───── INFORMATION PROVIDED ─────
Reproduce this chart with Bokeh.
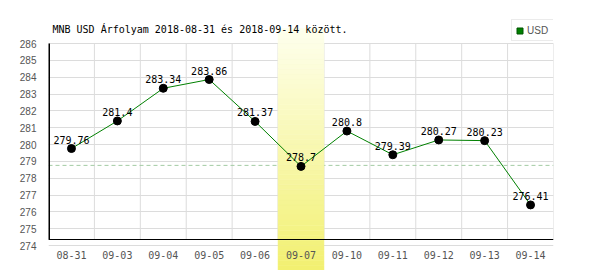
from bokeh.plotting import figure
from bokeh.models import (FactorRange, Range1d, FixedTicker, Span, Label, Legend,
                          LegendItem, CategoricalAxis, ColumnDataSource)
from bokeh.core.properties import value
from bokeh.embed import file_html
from bokeh.resources import INLINE

# ---- data ----
dates = ["08-31", "09-03", "09-04", "09-05", "09-06", "09-07",
         "09-10", "09-11", "09-12", "09-13", "09-14"]
rates = [279.76, 281.4, 283.34, 283.86, 281.37, 278.7,
         280.8, 279.39, 280.27, 280.23, 276.41]
rate_labels = ["279.76", "281.4", "283.34", "283.86", "281.37", "278.7",
               "280.8", "279.39", "280.27", "280.23", "276.41"]
y_ticks = list(range(274, 287))
highlight = "09-07"
ref_level = 278.76
title_text = "MNB USD Árfolyam 2018-08-31 és 2018-09-14 között."
series_name = "USD"

# ---- layout constants (style) ----
Y_BOTTOM, Y_TOP = 272.515, 288.555
AXIS_Y = 274.36
BAND_TOP = 286.89
MONO = "DejaVu Sans Mono"
SANS = "Liberation Sans"
GRID = "#dcdcdc"

p = figure(width=600, height=270,
           x_range=FactorRange(*dates),
           y_range=Range1d(Y_BOTTOM, Y_TOP),
           output_backend="svg", toolbar_location=None,
           x_axis_location=None, y_axis_location="left",
           min_border_left=48, min_border_right=47,
           min_border_top=0, min_border_bottom=0)
p.outline_line_color = None
p.background_fill_color = "white"

# y axis
yax = p.yaxis[0]
yax.ticker = FixedTicker(ticks=y_ticks)
yax.axis_line_color = None
yax.major_tick_line_color = None
yax.minor_tick_line_color = None
yax.major_label_standoff = 6
yax.major_label_text_font = SANS
yax.major_label_text_font_size = "10px"
yax.major_label_text_color = "#555555"

p.xgrid.visible = False
p.ygrid.ticker = FixedTicker(ticks=y_ticks)
p.ygrid.grid_line_color = GRID
p.ygrid.grid_line_width = 1

# reference dashed level
span = Span(location=ref_level, dimension="width", line_color="#a3cba3",
            line_dash="4 3", line_width=1, level="underlay")
p.add_layout(span)

# vertical grid lines at category boundaries
n = len(dates)
bounds = list(range(1, n + 1))
vg = p.segment(x0=bounds, y0=[AXIS_Y] * n, x1=bounds, y1=[y_ticks[-1]] * n,
               line_color=GRID, line_width=1)
vg.level = "underlay"

# highlight band (gradient via strips)
hi = dates.index(highlight)
steps = 48
c_top = (254, 255, 238)
c_bot = (242, 240, 112)
lefts, rights, tops, bots, cols = [], [], [], [], []
for i in range(steps):
    t0 = BAND_TOP - (BAND_TOP - Y_BOTTOM) * i / steps
    t1 = BAND_TOP - (BAND_TOP - Y_BOTTOM) * (i + 1) / steps
    f = (i + 0.5) / steps
    c = tuple(int(round(a + (b - a) * f)) for a, b in zip(c_top, c_bot))
    lefts.append(hi); rights.append(hi + 1); tops.append(t0); bots.append(t1)
    cols.append("#%02x%02x%02x" % c)
p.quad(left=lefts, right=rights, top=tops, bottom=bots, fill_color=cols,
       line_color=cols, line_width=0.5)

# y axis line
p.segment(x0=[0], y0=[AXIS_Y], x1=[0], y1=[y_ticks[-1]], line_color="black", line_width=3)

# x axis (inside frame)
xax = CategoricalAxis(fixed_location=AXIS_Y)
xax.axis_line_color = "black"
xax.axis_line_width = 1
xax.major_tick_line_color = None
xax.minor_tick_line_color = None
xax.major_label_standoff = 6
xax.major_label_text_font = MONO
xax.major_label_text_font_size = "10px"
xax.major_label_text_color = "#555555"
p.add_layout(xax, "below")

# data
src = ColumnDataSource(dict(x=dates, y=rates, t=rate_labels))
p.line("x", "y", source=src, line_color="#008000", line_width=1)
p.scatter("x", "y", source=src, size=8, fill_color="black", line_color="black")
p.text("x", "y", text="t", source=src, text_align="center", text_baseline="alphabetic",
       y_offset=-9, text_font=value(MONO), text_font_size="10px", text_color="black")

# legend marker renderer (invisible in plot: size 0)
r_leg = p.scatter("x", "y", source=src, marker="square", size=0,
                  fill_color="#008000", line_color="#005500", line_width=1)

# title
p.add_layout(Label(x=4, y=241.5, x_units="screen", y_units="screen", text=title_text,
                   text_font=MONO, text_font_size="10px", text_color="black",
                   text_baseline="alphabetic"))

# legend
legend = Legend(items=[LegendItem(label=series_name, renderers=[r_leg])],
                location=(463, 229), padding=0, margin=0, spacing=0,
                glyph_width=15, glyph_height=15, label_standoff=0,
                label_width=27, label_height=20,
                label_text_font=SANS, label_text_font_size="10px",
                label_text_color="#555555",
                border_line_color="#d8d8d8", border_line_width=1,
                background_fill_color="white", background_fill_alpha=1)
p.add_layout(legend, "center")

open("out.html", "w").write(file_html(p, INLINE))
─────
_WRITTEN INSTRUCTION_
Omitting all pictures, restate exactly the lines of the material from its start through the line that contains "from bokeh.resources import INLINE".

_SOLUTION BELOW_
Reproduce this chart with Bokeh.
from bokeh.plotting import figure
from bokeh.models import (FactorRange, Range1d, FixedTicker, Span, Label, Legend,
                          LegendItem, CategoricalAxis, ColumnDataSource)
from bokeh.core.properties import value
from bokeh.embed import file_html
from bokeh.resources import INLINE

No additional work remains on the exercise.